Menaces sur le marché unique

Mais le commissaire européen à l’Agriculture a aussi prévenu les ministres de l’UE que la Commission se montrerait très vigilante sur le respect du marché unique alors que de nombreux États membres ont lancé des appels en faveur de la consommation de produits agroalimentaires locaux. « Ces appels ont été lancés alors qu’aucun problème d’approvisionnement durable, aucune pénurie ni aucune augmentation durable des prix des denrées alimentaires n’ont été observés en Europe depuis le début de la crise ».

La Commission européenne a d’ailleurs adressé le 14 mai une lettre de mise en demeure (première étape de la procédure d’infraction de l’UE) à la Bulgarie lui enjoignant de supprimer les mesures discriminatoires obligeant les détaillants à favoriser les produits alimentaires nationaux. La législation bulgare contraint ceux-ci à offrir un espace de vente distinct pour les produits alimentaires nationaux et à acheter 90 % du lait et des produits laitiers aux producteurs nationaux.
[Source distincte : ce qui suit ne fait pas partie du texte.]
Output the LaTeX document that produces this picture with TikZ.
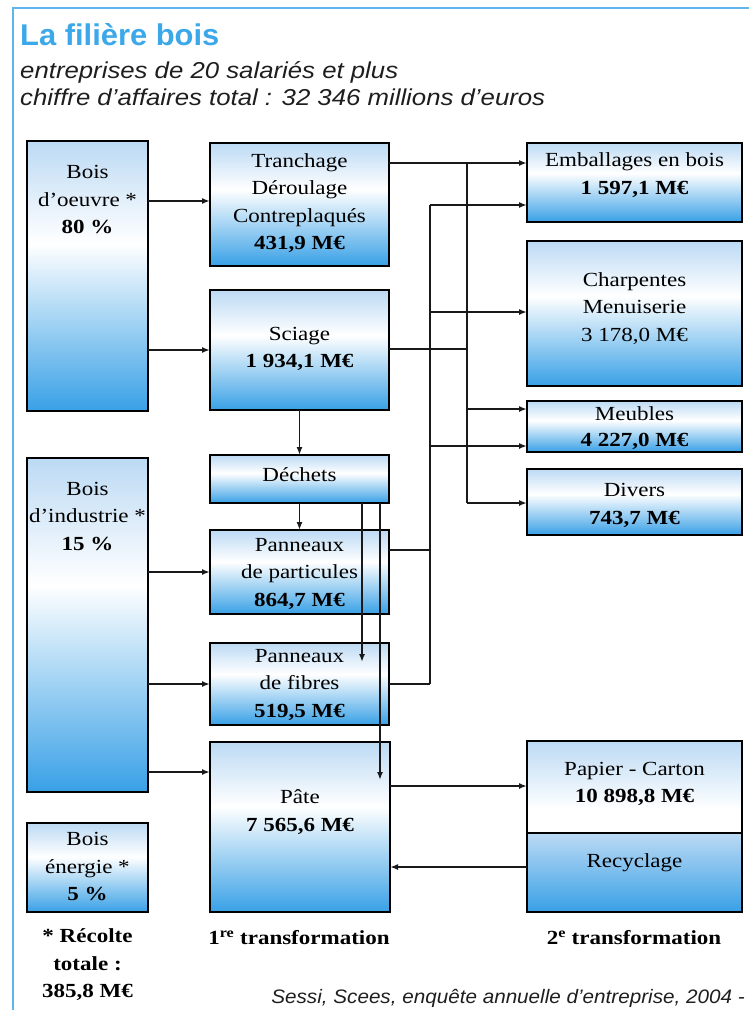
\documentclass[tikz,border=0pt]{standalone}
\usepackage{fontspec}
\setmainfont{Liberation Serif}[FakeStretch=1.15]
\newfontfamily\titlefont{Liberation Sans}[FakeStretch=1.03]
\newfontfamily\subfont{Liberation Sans}[FakeStretch=1.12]
\newfontfamily\srcfont{Liberation Sans}[FakeStretch=1.06]
\usetikzlibrary{arrows.meta}
\definecolor{bt}{RGB}{188,218,244}
\definecolor{bb}{RGB}{56,160,230}
\definecolor{titleblue}{RGB}{60,168,233}
\definecolor{framebl}{RGB}{95,182,238}
\definecolor{subgray}{RGB}{30,30,30}
\pgfdeclareverticalshading{boxsh}{100bp}{color(0bp)=(bb); color(25bp)=(bb); color(56bp)=(white); color(75bp)=(bt); color(100bp)=(bt)}
\pgfdeclareverticalshading{papsh}{100bp}{color(0bp)=(white); color(38bp)=(white); color(75bp)=(bt); color(100bp)=(bt)}
\pgfdeclareverticalshading{recsh}{100bp}{color(0bp)=(bb); color(25bp)=(bb); color(75bp)=(bt); color(100bp)=(bt)}
\begin{document}
\begin{tikzpicture}[x=1pt,y=-1pt,
  box/.style={draw=black, line width=1.7pt, shade, shading=boxsh, inner sep=0pt, outer sep=0pt},
  lbl/.style={font=\fontsize{20}{27.5}\selectfont, align=center, inner sep=0pt},
  blbl/.style={font=\bfseries\fontsize{20}{27.5}\selectfont, align=center, inner sep=0pt},
  conn/.style={line width=1.9pt, black!90},
  arr/.style={conn, -{Latex[length=8pt,width=6pt]}}]
\useasboundingbox (0,0) rectangle (749,1010);
% frame
\draw[framebl, line width=2.5pt] (13,1010) -- (13,8) -- (749,8);
% title
\node[anchor=base west, inner sep=0pt, text=titleblue, font=\titlefont\bfseries\fontsize{30}{36}\selectfont] (title) at (20,45) {La filière bois};
\node[anchor=base west, inner sep=0pt, text=subgray, font=\subfont\itshape\fontsize{23}{28}\selectfont] (sub1) at (20,78) {entreprises de 20 salariés et plus};
\node[anchor=base west, inner sep=0pt, text=subgray, font=\subfont\itshape\fontsize{23}{28}\selectfont] (sub2) at (20,105) {chiffre d’affaires total : 32 346 millions d’euros};
% boxes
\node[box, minimum width=121pt, minimum height=270pt] (oeuvre) at (87.5,276) {};
\node[box, minimum width=121pt, minimum height=334pt] (industrie) at (87.5,625) {};
\node[box, minimum width=121pt, minimum height=89pt] (energie) at (87.5,867.5) {};
\node[box, minimum width=179pt, minimum height=123pt] (tranchage) at (299.5,204.5) {};
\node[box, minimum width=179pt, minimum height=120pt] (sciage) at (299.5,350) {};
\node[box, minimum width=179pt, minimum height=48pt] (dechets) at (299.5,479) {};
\node[box, minimum width=179pt, minimum height=84pt] (particules) at (299.5,572) {};
\node[box, minimum width=179pt, minimum height=82pt] (fibres) at (299.5,684) {};
\node[box, minimum width=180pt, minimum height=170pt] (pate) at (300,827) {};
\node[box, minimum width=215pt, minimum height=79pt] (emballages) at (634.5,182.5) {};
\node[box, minimum width=215pt, minimum height=145pt] (charpentes) at (634.5,313.5) {};
\node[box, minimum width=215pt, minimum height=51pt] (meubles) at (634.5,426.5) {};
\node[box, minimum width=215pt, minimum height=66pt] (divers) at (634.5,502) {};
\node[box, shading=papsh, minimum width=215pt, minimum height=92pt] (papier) at (634.5,787) {};
\node[box, shading=recsh, minimum width=215pt, minimum height=79pt] (recyclage) at (634.5,872.5) {};
% coordinates for buses and free ends
\coordinate (bA) at (467,163);
\coordinate (bAend) at (467,503);
\coordinate (bB) at (430,205);
\coordinate (bBend) at (430,684);
\coordinate (fibin) at (362,662);
\coordinate (patein) at (380,780);
% connectors
\draw[arr] (oeuvre.east |- 0,201) -- (tranchage.west |- 0,201);
\draw[arr] (oeuvre.east |- sciage.west) -- (sciage.west);
\draw[arr] (industrie.east |- particules.west) -- (particules.west);
\draw[arr] (industrie.east |- fibres.west) -- (fibres.west);
\draw[arr] (industrie.east |- 0,772) -- (pate.west |- 0,772);
\draw[arr] (sciage.south) -- (dechets.north);
\draw[arr] (dechets.south) -- (particules.north);
\draw[arr] (dechets.south -| fibin) -- (fibin);
\draw[arr] (dechets.south -| patein) -- (patein);
\draw[arr] (tranchage.east |- bA) -- (emballages.west |- bA);
\draw[conn] (bA) -- (bAend);
\draw[arr] (bAend) -- (divers.west |- bAend);
\draw[conn] (sciage.east |- 0,349) -- (467,349);
\draw[arr] (467,409) -- (meubles.west |- 0,409);
\draw[conn] (bB) -- (bBend);
\draw[arr] (bB) -- (emballages.west |- bB);
\draw[arr] (430,312) -- (charpentes.west |- 0,312);
\draw[arr] (430,446) -- (meubles.west |- 0,446);
\draw[conn] (particules.east |- 0,550) -- (430,550);
\draw[conn] (fibres.east |- bBend) -- (bBend);
\draw[arr] (pate.east |- 0,786) -- (papier.west |- 0,786);
\draw[arr] (recyclage.west |- 0,867) -- (pate.east |- 0,867);
% texts
\node[lbl] (toeuvre) at (87.5,200) {Bois\\d'oeuvre *\\\textbf{80 \%}};
\node[lbl] (tindustrie) at (87.5,516.5) {Bois\\d'industrie *\\\textbf{15 \%}};
\node[lbl] (tenergie) at (87.5,866.5) {Bois\\énergie *\\\textbf{5 \%}};
\node[lbl] (ttranchage) at (299.5,203) {Tranchage\\Déroulage\\Contreplaqués\\\textbf{431,9~M€}};
\node[lbl] (tsciage) at (299.5,349) {Sciage\\\textbf{1~934,1~M€}};
\node[lbl] (tdechets) at (299.5,475) {Déchets};
\node[lbl] (tparticules) at (299.5,573.5) {Panneaux\\de particules\\\textbf{864,7~M€}};
\node[lbl] (tfibres) at (299.5,684.5) {Panneaux\\de fibres\\\textbf{519,5~M€}};
\node[lbl] (tpate) at (300,812) {Pâte\\\textbf{7~565,6~M€}};
\node[lbl] (temballages) at (634.5,175) {Emballages en bois\\\textbf{1~597,1~M€}};
\node[lbl] (tcharpentes) at (634.5,308.5) {Charpentes\\Menuiserie\\3~178,0~M€};
\node[lbl, font=\fontsize{20}{26}\selectfont] (tmeubles) at (634.5,428) {Meubles\\\textbf{4~227,0~M€}};
\node[lbl] (tdivers) at (634.5,505.5) {Divers\\\textbf{743,7~M€}};
\node[lbl] (tpapier) at (634.5,784) {Papier - Carton\\\textbf{10~898,8~M€}};
\node[lbl] (trecyclage) at (634.5,863) {Recyclage};
% bottom captions
\node[blbl] (recolte) at (87.5,965) {* Récolte\\totale :\\385,8~M€};
\node[blbl] (trans1) at (299,938) {1\textsuperscript{re} transformation};
\node[blbl] (trans2) at (634,938) {2\textsuperscript{e} transformation};
\node[anchor=base east, inner sep=0pt, text=subgray, font=\srcfont\itshape\fontsize{19.5}{22}\selectfont] (src) at (745,1003) {Sessi, Scees, enquête annuelle d’entreprise, 2004 -};
\end{tikzpicture}
\end{document}
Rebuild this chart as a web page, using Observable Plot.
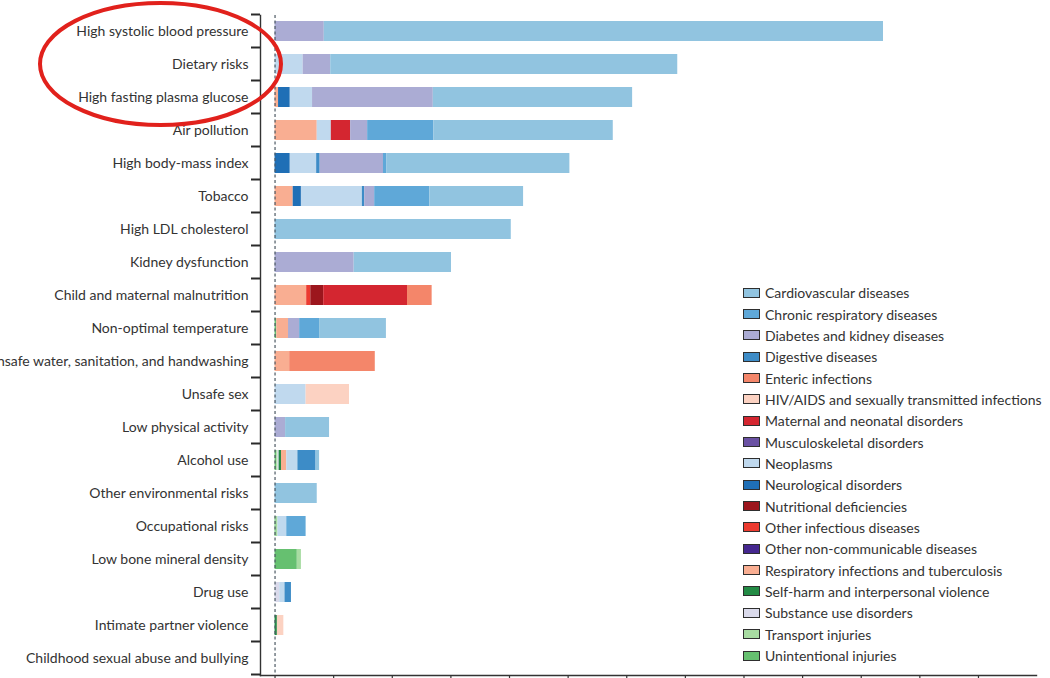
<!DOCTYPE html>
<html>
<head>
<meta charset="utf-8">
<script src="https://cdn.jsdelivr.net/npm/d3@7"></script>
<script src="https://cdn.jsdelivr.net/npm/@observablehq/plot@0.6"></script>
<style>
  html, body { margin: 0; padding: 0; background: #fff; }
  #chart { position: relative; width: 1050px; height: 678px; overflow: hidden; }
  #legend { position: absolute; left: 743px; top: 282px; font-family: Lato, "Noto Sans", sans-serif; font-size: 14px; color: #333; }
  #legend .item { display: flex; align-items: center; height: 21.35px; white-space: nowrap; }
  #legend .sw { width: 15px; height: 8px; border: 1.6px solid #2e2e2e; margin-right: 5px; flex: none; }
</style>
</head>
<body>
<div id="chart"><div id="legend"></div></div>
<script>
// Risk factors, top to bottom
const risks = [
  "High systolic blood pressure",
  "Dietary risks",
  "High fasting plasma glucose",
  "Air pollution",
  "High body-mass index",
  "Tobacco",
  "High LDL cholesterol",
  "Kidney dysfunction",
  "Child and maternal malnutrition",
  "Non-optimal temperature",
  "Unsafe water, sanitation, and handwashing",
  "Unsafe sex",
  "Low physical activity",
  "Alcohol use",
  "Other environmental risks",
  "Occupational risks",
  "Low bone mineral density",
  "Drug use",
  "Intimate partner violence",
  "Childhood sexual abuse and bullying"
];

// Cause groups, in legend order
const causes = [
  "Cardiovascular diseases",
  "Chronic respiratory diseases",
  "Diabetes and kidney diseases",
  "Digestive diseases",
  "Enteric infections",
  "HIV/AIDS and sexually transmitted infections",
  "Maternal and neonatal disorders",
  "Musculoskeletal disorders",
  "Neoplasms",
  "Neurological disorders",
  "Nutritional deficiencies",
  "Other infectious diseases",
  "Other non-communicable diseases",
  "Respiratory infections and tuberculosis",
  "Self-harm and interpersonal violence",
  "Substance use disorders",
  "Transport injuries",
  "Unintentional injuries"
];

const causeColors = [
  "#91c4e0", "#5fa8d8", "#abacd4", "#3d8cc7", "#f4866a", "#fcd2c2",
  "#d42630", "#6a51a3", "#c0d9ee", "#1f6fb6", "#9c161d", "#ec3b30",
  "#45278f", "#f9ae92", "#238b45", "#dadaeb", "#a8dca2", "#66c070"
];

// Bars stack outward from zero in reverse legend order
const stackOrder = causes.slice().reverse();

// Attributable burden per risk factor, by cause
const highSystolicBloodPressure = [["Diabetes and kidney diseases", 0.84], ["Cardiovascular diseases", 9.54]];
const dietaryRisks = [["Neoplasms", 0.48], ["Diabetes and kidney diseases", 0.47], ["Cardiovascular diseases", 5.92]];
const highFastingPlasmaGlucose = [["Respiratory infections and tuberculosis", 0.06], ["Neurological disorders", 0.2], ["Neoplasms", 0.38], ["Diabetes and kidney diseases", 2.06], ["Cardiovascular diseases", 3.4]];
const airPollution = [["Respiratory infections and tuberculosis", 0.72], ["Neoplasms", 0.24], ["Maternal and neonatal disorders", 0.33], ["Diabetes and kidney diseases", 0.29], ["Chronic respiratory diseases", 1.13], ["Cardiovascular diseases", 3.06]];
const highBodyMassIndex = [["Neurological disorders", 0.26], ["Neoplasms", 0.45], ["Digestive diseases", 0.06], ["Diabetes and kidney diseases", 1.08], ["Chronic respiratory diseases", 0.06], ["Cardiovascular diseases", 3.12]];
const tobacco = [["Respiratory infections and tuberculosis", 0.31], ["Neurological disorders", 0.14], ["Neoplasms", 1.04], ["Digestive diseases", 0.04], ["Diabetes and kidney diseases", 0.17], ["Chronic respiratory diseases", 0.94], ["Cardiovascular diseases", 1.6]];
const highLdlCholesterol = [["Cardiovascular diseases", 4.03]];
const kidneyDysfunction = [["Diabetes and kidney diseases", 1.35], ["Cardiovascular diseases", 1.66]];
const childMaternalMalnutrition = [["Respiratory infections and tuberculosis", 0.54], ["Other infectious diseases", 0.07], ["Nutritional deficiencies", 0.22], ["Maternal and neonatal disorders", 1.43], ["Enteric infections", 0.42]];
const nonOptimalTemperature = [["Unintentional injuries", 0.03], ["Respiratory infections and tuberculosis", 0.2], ["Diabetes and kidney diseases", 0.19], ["Chronic respiratory diseases", 0.34], ["Cardiovascular diseases", 1.14]];
const unsafeWash = [["Respiratory infections and tuberculosis", 0.25], ["Enteric infections", 1.46]];
const unsafeSex = [["Neoplasms", 0.53], ["HIV/AIDS and sexually transmitted infections", 0.74]];
const lowPhysicalActivity = [["Diabetes and kidney diseases", 0.18], ["Cardiovascular diseases", 0.75]];
const alcoholUse = [["Unintentional injuries", 0.03], ["Transport injuries", 0.02], ["Substance use disorders", 0.02], ["Self-harm and interpersonal violence", 0.04], ["Respiratory infections and tuberculosis", 0.09], ["Neoplasms", 0.19], ["Digestive diseases", 0.31], ["Cardiovascular diseases", 0.06]];
const otherEnvironmentalRisks = [["Cardiovascular diseases", 0.72]];
const occupationalRisks = [["Unintentional injuries", 0.02], ["Transport injuries", 0.03], ["Neoplasms", 0.15], ["Chronic respiratory diseases", 0.33]];
const lowBoneMineralDensity = [["Unintentional injuries", 0.38], ["Transport injuries", 0.07]];
const drugUse = [["Substance use disorders", 0.08], ["Neoplasms", 0.09], ["Digestive diseases", 0.11]];
const intimatePartnerViolence = [["Self-harm and interpersonal violence", 0.04], ["HIV/AIDS and sexually transmitted infections", 0.11]];
const childhoodSexualAbuse = [];

const segmentsByRisk = [
  highSystolicBloodPressure, dietaryRisks, highFastingPlasmaGlucose, airPollution,
  highBodyMassIndex, tobacco, highLdlCholesterol, kidneyDysfunction,
  childMaternalMalnutrition, nonOptimalTemperature, unsafeWash, unsafeSex,
  lowPhysicalActivity, alcoholUse, otherEnvironmentalRisks, occupationalRisks,
  lowBoneMineralDensity, drugUse, intimatePartnerViolence, childhoodSexualAbuse
];

// Axis ticks along the burden scale (unlabelled)
const xTicks = [0, 1, 2, 3, 4, 5, 6, 7, 8, 9, 10, 11, 12];

const table = [];
segmentsByRisk.forEach((segs, i) => {
  segs.forEach(([cause, value]) => table.push({risk: risks[i], cause, value}));
});

const plot = Plot.plot({
  width: 1050,
  height: 678,
  marginLeft: 260,
  marginRight: 14,
  marginTop: 15,
  marginBottom: 3,
  style: {fontFamily: "Lato, 'Noto Sans', sans-serif", fontSize: "14px", color: "#333", background: "white", overflow: "visible"},
  x: {domain: [-0.248, 12.99], axis: null},
  y: {domain: risks, paddingInner: 0.39, paddingOuter: 0.195, axis: null},
  color: {domain: causes, range: causeColors},
  marks: [
    Plot.barX(table, Plot.stackX({x: "value", y: "risk", fill: "cause", order: stackOrder})),
    Plot.ruleX([0], {stroke: "#4d5963", strokeDasharray: "3,2.5", strokeWidth: 1.2}),
    Plot.axisY({tickSize: 0, tickPadding: 12, fontSize: 14, label: null}),
    Plot.axisX({ticks: xTicks, tickSize: 6, tickFormat: () => "", strokeWidth: 1.2, label: null}),
    Plot.frame({anchor: "left", stroke: "#333", strokeWidth: 1.4}),
    Plot.frame({anchor: "bottom", stroke: "#333", strokeWidth: 1.4})
  ]
});

const chart = document.getElementById("chart");
chart.insertBefore(plot, chart.firstChild);

const yScale = plot.scale("y");
const bandStep = yScale.apply(risks[1]) - yScale.apply(risks[0]);
const centerOf = (r) => yScale.apply(r) + yScale.bandwidth / 2;
const frameLeft = 260;

// Separator ticks on the category axis: one above each band, one closing the last
const separators = risks.map((r) => centerOf(r) - bandStep / 2)
  .concat([centerOf(risks[risks.length - 1]) + bandStep / 2]);
const sepGroup = d3.select(plot).append("g")
  .attr("stroke", "#2a2a2a")
  .attr("stroke-width", 2);
separators.forEach((yy) => {
  sepGroup.append("line")
    .attr("x1", frameLeft - 9)
    .attr("x2", frameLeft)
    .attr("y1", yy)
    .attr("y2", yy);
});

// Highlight ring around the three leading risk factors
d3.select(plot).append("ellipse")
  .attr("cx", 160.5)
  .attr("cy", centerOf("Dietary risks"))
  .attr("rx", 120.5)
  .attr("ry", 61)
  .attr("fill", "none")
  .attr("stroke", "#e1211c")
  .attr("stroke-width", 4);

// Legend
const legend = d3.select("#legend");
causes.forEach((c, i) => {
  const item = legend.append("div").attr("class", "item");
  item.append("div").attr("class", "sw").style("background", causeColors[i]);
  item.append("span").text(c);
});
</script>
</body>
</html>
Ces mesures entravent la libre circulation des marchandises, estime la Commission.

Autres risques pour le marché intérieur : les aides d’État que la Commission autorise à tour de bras depuis le début de la crise, faute de pouvoir intervenir elle-même. L’institution a déjà donné son feu vert à plus d’un milliard de ces aides au secteur agroalimentaire. « Cela représente un risque pour le marché intérieur », a admis Janusz Wojciechowski qui n’a pas manqué d’ajouter que « c’est aussi une raison pour laquelle il faut renforcer le budget de la pac dans le futur ».